Women Don’t Want Islamic Law to Be Repealed

Author: 
Deutsche Presse-Agentur
Publication Date: 
Sat, 2003-09-06 03:00

ISLAMABAD, 6 September 2003 — About 100 women activists demonstrated in Islamabad yesterday against the repeal of the Islamic Hudood law which is considered by some as oppressive to women.

They assembled outside the Parliament building and condemned the Commission on the Status of Women for recommending the repeal of the law which provides for cutting off hands for stealing and whipping or stoning to death for fornication.

Commission chair Majida Rizvi, a former high court judge, is under attack from both official and unofficial religious bodies for calling for the draft and debate of a new law by the Parliament.

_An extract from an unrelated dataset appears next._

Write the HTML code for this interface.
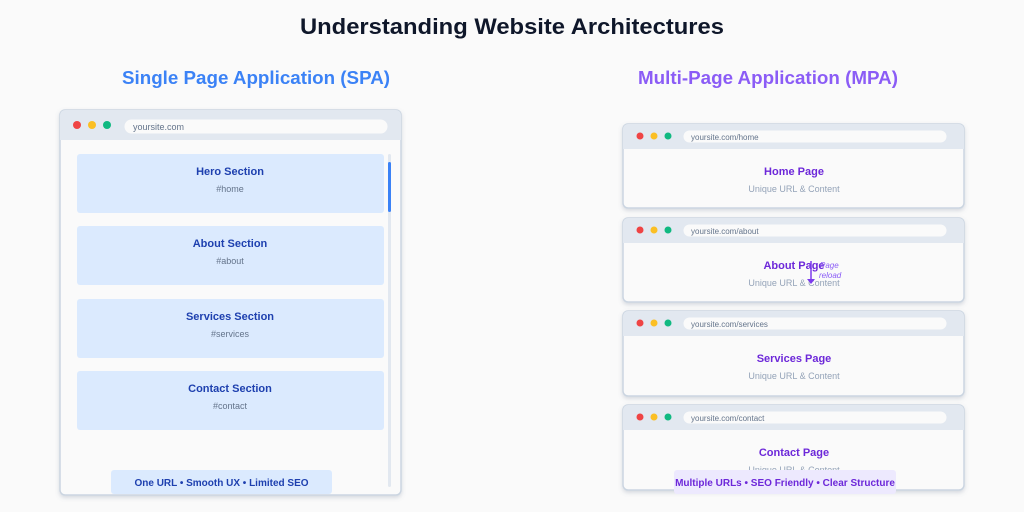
<!DOCTYPE html>
<html><head><meta charset="utf-8"><style>html,body{margin:0;padding:0;background:#fafafa}svg{display:block}text{font-family:"Liberation Sans",sans-serif}</style></head><body>
<svg width="1024" height="512" viewBox="0 0 1024 512" xmlns="http://www.w3.org/2000/svg">
<defs><filter id="sh" x="-5%" y="-5%" width="110%" height="115%"><feDropShadow dx="0" dy="2" stdDeviation="2" flood-color="#64748b" flood-opacity="0.25"/></filter></defs>
<rect width="1024" height="512" fill="#fafafa"/>
<text x="512" y="34" text-anchor="middle" font-size="22" font-weight="bold" fill="#0f172a" textLength="424" lengthAdjust="spacingAndGlyphs">Understanding Website Architectures</text>
<text x="256" y="84" text-anchor="middle" font-size="18" font-weight="bold" fill="#3b82f6" textLength="268" lengthAdjust="spacingAndGlyphs">Single Page Application (SPA)</text>
<text x="768" y="84" text-anchor="middle" font-size="18" font-weight="bold" fill="#8b5cf6" textLength="260" lengthAdjust="spacingAndGlyphs">Multi-Page Application (MPA)</text>

<!-- SPA -->
<g>
<rect x="60" y="110" width="341" height="385" rx="5" fill="#fafafa" stroke="#cbd5e1" stroke-width="1.5" filter="url(#sh)"/>
<path d="M60,140 V115 a5,5 0 0 1 5,-5 H396 a5,5 0 0 1 5,5 V140 Z" fill="#e2e8f0"/>
<circle cx="77" cy="125" r="4" fill="#ef4444"/><circle cx="92" cy="125" r="4" fill="#fbbf24"/><circle cx="107" cy="125" r="4" fill="#10b981"/>
<rect x="124" y="119" width="264" height="15" rx="7.5" fill="#fafafa" stroke="#e2e8f0"/>
<text x="133" y="130" font-size="9" fill="#64748b">yoursite.com</text>
<rect x="77" y="154" width="307" height="59" rx="3" fill="#dbeafe"/>
<text x="230" y="175" text-anchor="middle" font-size="11" font-weight="bold" fill="#1e40af">Hero Section</text>
<text x="230" y="192" text-anchor="middle" font-size="9" fill="#64748b">#home</text>
<rect x="77" y="226" width="307" height="59" rx="3" fill="#dbeafe"/>
<text x="230" y="247" text-anchor="middle" font-size="11" font-weight="bold" fill="#1e40af">About Section</text>
<text x="230" y="264" text-anchor="middle" font-size="9" fill="#64748b">#about</text>
<rect x="77" y="299" width="307" height="59" rx="3" fill="#dbeafe"/>
<text x="230" y="320" text-anchor="middle" font-size="11" font-weight="bold" fill="#1e40af">Services Section</text>
<text x="230" y="337" text-anchor="middle" font-size="9" fill="#64748b">#services</text>
<rect x="77" y="371" width="307" height="59" rx="3" fill="#dbeafe"/>
<text x="230" y="392" text-anchor="middle" font-size="11" font-weight="bold" fill="#1e40af">Contact Section</text>
<text x="230" y="409" text-anchor="middle" font-size="9" fill="#64748b">#contact</text>
<rect x="388" y="154" width="3" height="333" rx="1.5" fill="#e2e8f0"/>
<rect x="388" y="162" width="3" height="50" rx="1.5" fill="#3b82f6"/>
<rect x="111" y="470" width="221" height="24" rx="3" fill="#dbeafe"/>
<text x="221.5" y="486" text-anchor="middle" font-size="10" font-weight="bold" fill="#1e40af">One URL • Smooth UX • Limited SEO</text>
</g>

<!-- MPA -->
<g id="b1">
<rect x="623" y="124" width="341" height="84" rx="5" fill="#fafafa" stroke="#cbd5e1" stroke-width="1.5" filter="url(#sh)"/>
<path d="M623,149 V129 a5,5 0 0 1 5,-5 H959 a5,5 0 0 1 5,5 V149 Z" fill="#e2e8f0"/>
<circle cx="640" cy="136" r="3.5" fill="#ef4444"/><circle cx="654" cy="136" r="3.5" fill="#fbbf24"/><circle cx="668" cy="136" r="3.5" fill="#10b981"/>
<rect x="683" y="130" width="264" height="13" rx="6.5" fill="#fafafa" stroke="#e2e8f0"/>
<text x="691" y="140" font-size="8" fill="#64748b">yoursite.com/home</text>
<text x="794" y="175" text-anchor="middle" font-size="11" font-weight="bold" fill="#6d28d9">Home Page</text>
<text x="794" y="192" text-anchor="middle" font-size="9" fill="#94a3b8">Unique URL &amp; Content</text>
</g>
<g transform="translate(0,94)">
<rect x="623" y="124" width="341" height="84" rx="5" fill="#fafafa" stroke="#cbd5e1" stroke-width="1.5" filter="url(#sh)"/>
<path d="M623,149 V129 a5,5 0 0 1 5,-5 H959 a5,5 0 0 1 5,5 V149 Z" fill="#e2e8f0"/>
<circle cx="640" cy="136" r="3.5" fill="#ef4444"/><circle cx="654" cy="136" r="3.5" fill="#fbbf24"/><circle cx="668" cy="136" r="3.5" fill="#10b981"/>
<rect x="683" y="130" width="264" height="13" rx="6.5" fill="#fafafa" stroke="#e2e8f0"/>
<text x="691" y="140" font-size="8" fill="#64748b">yoursite.com/about</text>
<text x="794" y="175" text-anchor="middle" font-size="11" font-weight="bold" fill="#6d28d9">About Page</text>
<text x="794" y="192" text-anchor="middle" font-size="9" fill="#94a3b8">Unique URL &amp; Content</text>
<line x1="811" y1="167" x2="811" y2="188" stroke="#7c3aed" stroke-width="1.5"/>
<path d="M807,185 L811,190 L815,185 Z" fill="#7c3aed"/>
<text x="820" y="174" font-size="8" font-style="italic" fill="#8b5cf6">Page</text>
<text x="819" y="184" font-size="8" font-style="italic" fill="#8b5cf6">reload</text>
</g>
<g transform="translate(0,187)">
<rect x="623" y="124" width="341" height="85" rx="5" fill="#fafafa" stroke="#cbd5e1" stroke-width="1.5" filter="url(#sh)"/>
<path d="M623,149 V129 a5,5 0 0 1 5,-5 H959 a5,5 0 0 1 5,5 V149 Z" fill="#e2e8f0"/>
<circle cx="640" cy="136" r="3.5" fill="#ef4444"/><circle cx="654" cy="136" r="3.5" fill="#fbbf24"/><circle cx="668" cy="136" r="3.5" fill="#10b981"/>
<rect x="683" y="130" width="264" height="13" rx="6.5" fill="#fafafa" stroke="#e2e8f0"/>
<text x="691" y="140" font-size="8" fill="#64748b">yoursite.com/services</text>
<text x="794" y="175" text-anchor="middle" font-size="11" font-weight="bold" fill="#6d28d9">Services Page</text>
<text x="794" y="192" text-anchor="middle" font-size="9" fill="#94a3b8">Unique URL &amp; Content</text>
</g>
<g transform="translate(0,281)">
<rect x="623" y="124" width="341" height="85" rx="5" fill="#fafafa" stroke="#cbd5e1" stroke-width="1.5" filter="url(#sh)"/>
<path d="M623,149 V129 a5,5 0 0 1 5,-5 H959 a5,5 0 0 1 5,5 V149 Z" fill="#e2e8f0"/>
<circle cx="640" cy="136" r="3.5" fill="#ef4444"/><circle cx="654" cy="136" r="3.5" fill="#fbbf24"/><circle cx="668" cy="136" r="3.5" fill="#10b981"/>
<rect x="683" y="130" width="264" height="13" rx="6.5" fill="#fafafa" stroke="#e2e8f0"/>
<text x="691" y="140" font-size="8" fill="#64748b">yoursite.com/contact</text>
<text x="794" y="175" text-anchor="middle" font-size="11" font-weight="bold" fill="#6d28d9">Contact Page</text>
<text x="794" y="192" text-anchor="middle" font-size="9" fill="#94a3b8">Unique URL &amp; Content</text>
</g>
<rect x="674" y="470" width="222" height="24" rx="3" fill="#ede9fe"/>
<text x="785" y="486" text-anchor="middle" font-size="10" font-weight="bold" fill="#6d28d9">Multiple URLs • SEO Friendly • Clear Structure</text>
</svg>
</body></html>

Several male and female members of Parliament from the Islamic opposition and the liberal ruling coalition parties joined the protesters in support of their argument that the commission’s mandate was to recommend amendments in the law, not its repeal.

“It is Qur’anic law. It would be against Islam to repeal it,” the ruling coalition’s Attiya Enayatullah told reporters.

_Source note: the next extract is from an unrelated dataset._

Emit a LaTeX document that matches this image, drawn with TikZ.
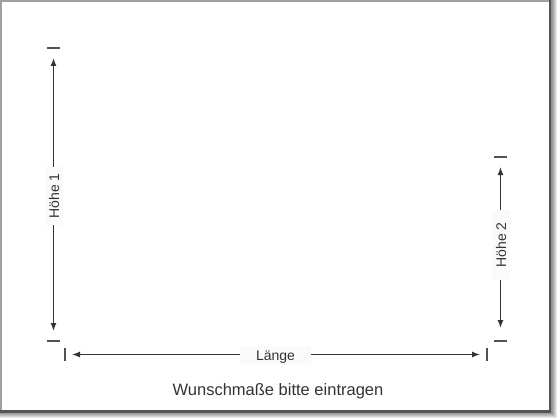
\documentclass[tikz,border=0pt]{standalone}
\usepackage{fontspec}
\setmainfont{Liberation Sans}
\usetikzlibrary{arrows.meta}
\usetikzlibrary{positioning}
\definecolor{ink}{HTML}{333333}
\definecolor{rim}{HTML}{A0A0A0}
\definecolor{edgedark}{HTML}{555555}
\definecolor{labelbg}{HTML}{FAFAFA}

\begin{document}
\begin{tikzpicture}[x=1pt,y=-1pt,
  dim/.style={draw=ink,line width=1.3pt,-{Latex[length=8pt,width=6pt]}},
  tickmark/.style={draw=ink!85,line width=1.4pt},
  lbl/.style={fill=labelbg,text=ink,font=\fontsize{14}{16}\selectfont,
    inner ysep=3pt,text height=11.5pt,text depth=0.5pt}]
\useasboundingbox (0,0) rectangle (560,420);
\fill[white] (0,0) rectangle (560,420);

%sheet with shadow
\foreach \s in {1,...,7}
  \fill[black,opacity=0.09] (0,0) rectangle (550+\s,411+\s);
\draw[rim,line width=2pt,fill=white] (1,1) rectangle (550,411);
\draw[edgedark,line width=2.5pt] (550,0) -- (550,411.5) -- (0,411.5);

%tick positions and arrow tips
\coordinate (h1top) at (53.5,48);
\coordinate (h1bot) at (53.5,341);
\coordinate (h1a) at (53.5,58);
\coordinate (h1b) at (53.5,331);
\coordinate (h2top) at (500.5,157);
\coordinate (h2bot) at (500.5,341);
\coordinate (h2a) at (500.5,167);
\coordinate (h2b) at (500.5,328);
\coordinate (lgl) at (65,354.5);
\coordinate (lgr) at (487,354.5);
\coordinate (lga) at (72,354.5);
\coordinate (lgb) at (480,354.5);

%labels
\node[lbl,rotate=90,inner xsep=6.5pt] (hoehe1) at (53.5,196) {Höhe 1};
\node[lbl,rotate=90,inner xsep=12pt] (hoehe2) at (500.5,245) {Höhe 2};
\node[lbl,inner xsep=16pt] (laenge) at (275.5,354.5) {Länge};
\node[text=ink,font=\fontsize{16.5}{19}\selectfont,anchor=base] (hint) at (278,395)
  {Wunschmaße bitte eintragen};

%arrows
\draw[dim] (hoehe1) -- (h1a);
\draw[dim] (hoehe1) -- (h1b);
\draw[dim] (hoehe2) -- (h2a);
\draw[dim] (hoehe2) -- (h2b);
\draw[dim] (laenge) -- (lga);
\draw[dim] (laenge) -- (lgb);

%ticks
\draw[tickmark] ([xshift=-6.5pt]h1top) -- ([xshift=6.5pt]h1top);
\draw[tickmark] ([xshift=-6.5pt]h1bot) -- ([xshift=6.5pt]h1bot);
\draw[tickmark] ([xshift=-6.5pt]h2top) -- ([xshift=6.5pt]h2top);
\draw[tickmark] ([xshift=-6.5pt]h2bot) -- ([xshift=6.5pt]h2bot);
\draw[tickmark] ([yshift=-6.5pt]lgl) -- ([yshift=6.5pt]lgl);
\draw[tickmark] ([yshift=-6.5pt]lgr) -- ([yshift=6.5pt]lgr);
\end{tikzpicture}
\end{document}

She had served under Gen. Zia-ul Haq who decreed the law in 1979 in his mission to Islamize the Pakistani society.

MP Liaquat Baloch of the Jamaat-e-Islami party, which actively supported and promoted Zia’s controversial mission, alleged “the secularist forces” in the country wanted the law repealed in their efforts to counter moves for establishing Islamic order in Pakistan.

An editorial in the country’s liberal newspaper Dawn said the number of female prisoners in Pakistan’s jails suddenly shot up in the years following the introduction of Hudood law.

More than half of them were in prison on the charge of “zina” (illegal sex), the editorial said. Rapists often escape punishment as it requires a female victim to produce four eyewitnesses to her ordeal.